Older people have a higher risk of developing osteoporosis. This is because the balance between bone formation and resorption, or dissolving, shifts towards greater resorption with age.

For most people, bone density and strength peak in their late 20s. After that, resorption gradually outpaces bone formation. For females, reduction in bone density is fastest during the first few years that follow the menopause.

A 2014 study estimated that there were more than 53 million older adults with low bone mass or osteoporosis in the United States.

That study found that while all ethnic and racial groups had substantial numbers of males and females with low bone mass or osteoporosis, nonHispanic white females were the most affected.

Most previous research on the effect of statins has tended to focus on the reduction in cardiovascular disease risk. There are studies, for example, that show that by lowering LDL cholesterol to below 55 mg per deciliter in those at high risk, statins can dramatically reduce cardiovascular events.

However, what such studies have investigated less thoroughly is the effect of these low levels of cholesterol on conditions such as osteoporosis.

Cholesterol is a building block for the production of essential hormones, including sex hormones, such as estrogen and testosterone, which are vital for bone health.

“We know that low concentrations of sex hormones — especially the drop in estrogen levels during menopause — are the main cause for the increase of osteoporosis in women,” Dr. Kautzky-Willer explains. The reason for this is because low estrogen can increase bone resorption.

“There is a similar relationship between bone density and testosterone,” she adds.
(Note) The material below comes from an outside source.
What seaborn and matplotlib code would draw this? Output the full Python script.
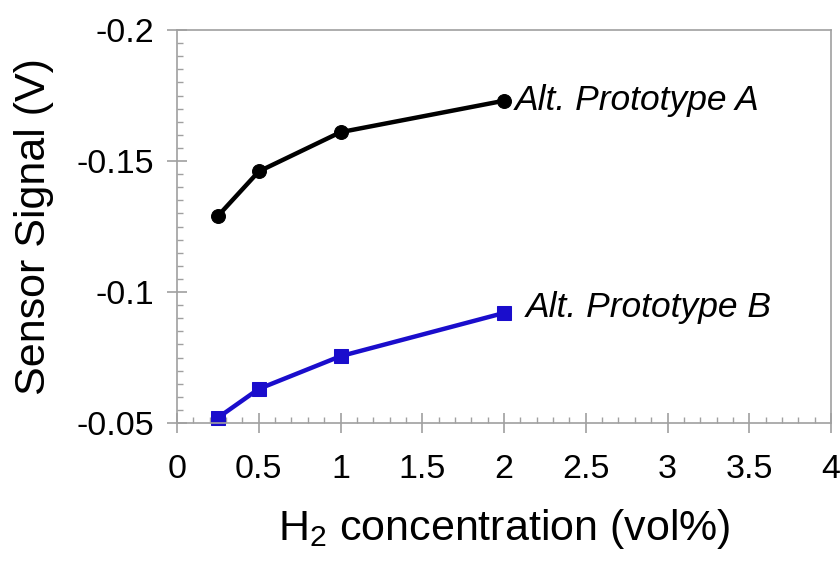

A notable feature of the study was the use of a “big data” approach that required specialist statistical analysis skills.
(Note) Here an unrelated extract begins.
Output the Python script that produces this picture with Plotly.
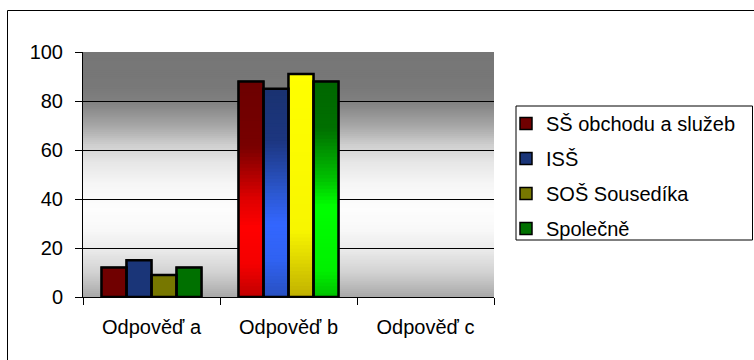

Study co-author Caspar Matzhold, from the Complexity Science Hub (CSH) Vienna in Austria, was in charge of the processing and analysis of the huge amount of health data.

“We filtered out from this big data set those who regularly took statins for at least 1 year,” says Matzhold, a junior researcher at CSH and also a Ph.D. candidate in the Section of Complex Systems Science at the Medical University of Vienna.

He and his colleagues arranged the people taking statins into groups, according to daily dosage.

They then calculated the proportion of those in each dosage group who had received a diagnosis for osteoporosis. The result revealed a statistical relationship between statin dosage and frequency of osteoporosis diagnosis.

The relationship persisted — for both males and females — even after taking out the effect of other factors that can raise the risk of osteoporosis, such as being overweight or older or having certain medical conditions.

The team calls for clinical studies to investigate the relationship between statin use and osteoporosis further.

“We propose that monitoring high risk patients, that is, postmenopausal female patients under high-dosage statin therapy,” conclude the authors, “might be useful in order to offer an individual therapy to prevent or treat osteoporosis.”

With such results, we are coming closer to a truly personalized and individualized medicine.”